Loading...
 

UTF8 conversion

Convert text data of a database to UTF8

From version 4.7.0 ClassiX works with Unicode. For string data UTF8 is encoded. This also applies to all text data of the database.
Therefore ClassiX 4.7.x cannot be started with older databases; the database has to be converted.
This task is performed by the cxgosuo.exe utility.
All functions are called via flag /8 with sub-parameters:

Flag Task performed Example Notes
/8 converts the entire database (i.e. the logical database, which may consist of several physical sub-databases) converts from segment 2 to the end recommended for relatively small databases
/8segment s1-s2 converts from segment s1 + 1 to s2 (inclusive) /8segment 799-1000 Segment 800 to 1000 are converted for large databases the conversion can be carried out in parallel in several sub-processes
/8segment s converts from segment s1 + 1 to the end /8segment 1000 converts the rest
/8set marks the database as Unicode-enabled now ClassiX 4.7.x can start with the database
/8reset shall withdraw this marking
/8verify checks whether all string data are UTF8 compliant Errors are written into the ClassiX logfile,
see note on error checking
/8verify s1-s2 controlled from segment s1 + 1 to s2 (inclusive) /8verify 799-1000 Segment 800 to 1000 are verified
/8verify s controlled from segment s1 + 1 to the end /8verify 1000 verifies the rest

Attention: Changing the character code makes database indexes via string fields unusable.
Affected indexes must be removed and rebuilt after conversion.

Deactivate affected indexes

  • manually select interactively or
  • deactivate all string related indices with method DeactivateAll of the Index Manager or
  • using the DeactivateSelected method of the Index Manager, deactivate all the indexes that refer to data fields for which strings have actually been converted.
    A statistic about this is at the end of the log file of the conversion.

Reactivate affected indexes

Affected indices must be built up at the latest before the control with /8verify.

Notes on error control

For the conversion all ClassiX objects are iterated in the database.
Verification, on the other hand, iterates over all character strings in the database.
This will include

  • the image data of the class CX_BITMAP (for format .bmp BM is always at the beginning, for .jpg the character string exif. → ignore these errors!
  • ignore the stream data of all COM objects → Ignore errors in the corresponding segments!
  • ignore the compressed bytes of the XML objects (CX_WORD_XML) → Ignore errors in the corresponding segments!
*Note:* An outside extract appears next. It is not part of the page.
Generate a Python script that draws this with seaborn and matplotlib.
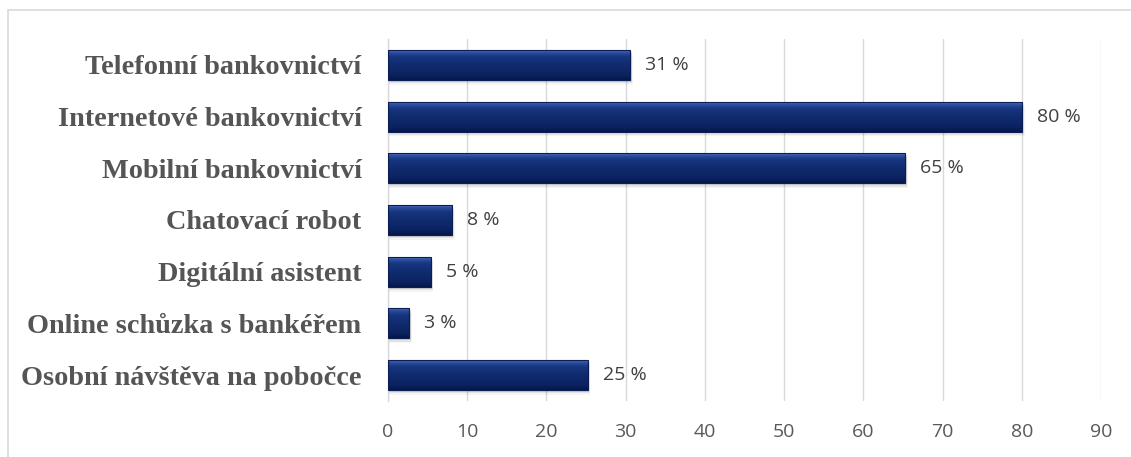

The "old" dictionary classes CX_INDEX, CX_INDEX_CI, CX_DICTIONARY and CX_DICTIONARY_CI are no longer supported as of version 4.7.0.
These objects are not converted and are therefore unusable after UTF8 conversion!

CX_MAX_AS_HANDLING

If problems with the address space occur during the conversion of certain segments, these should be converted separately. If this is still not sufficient, the environment variable CX_MAX_AS_HANDLING can be set to TRUE to activate maximum address space handling.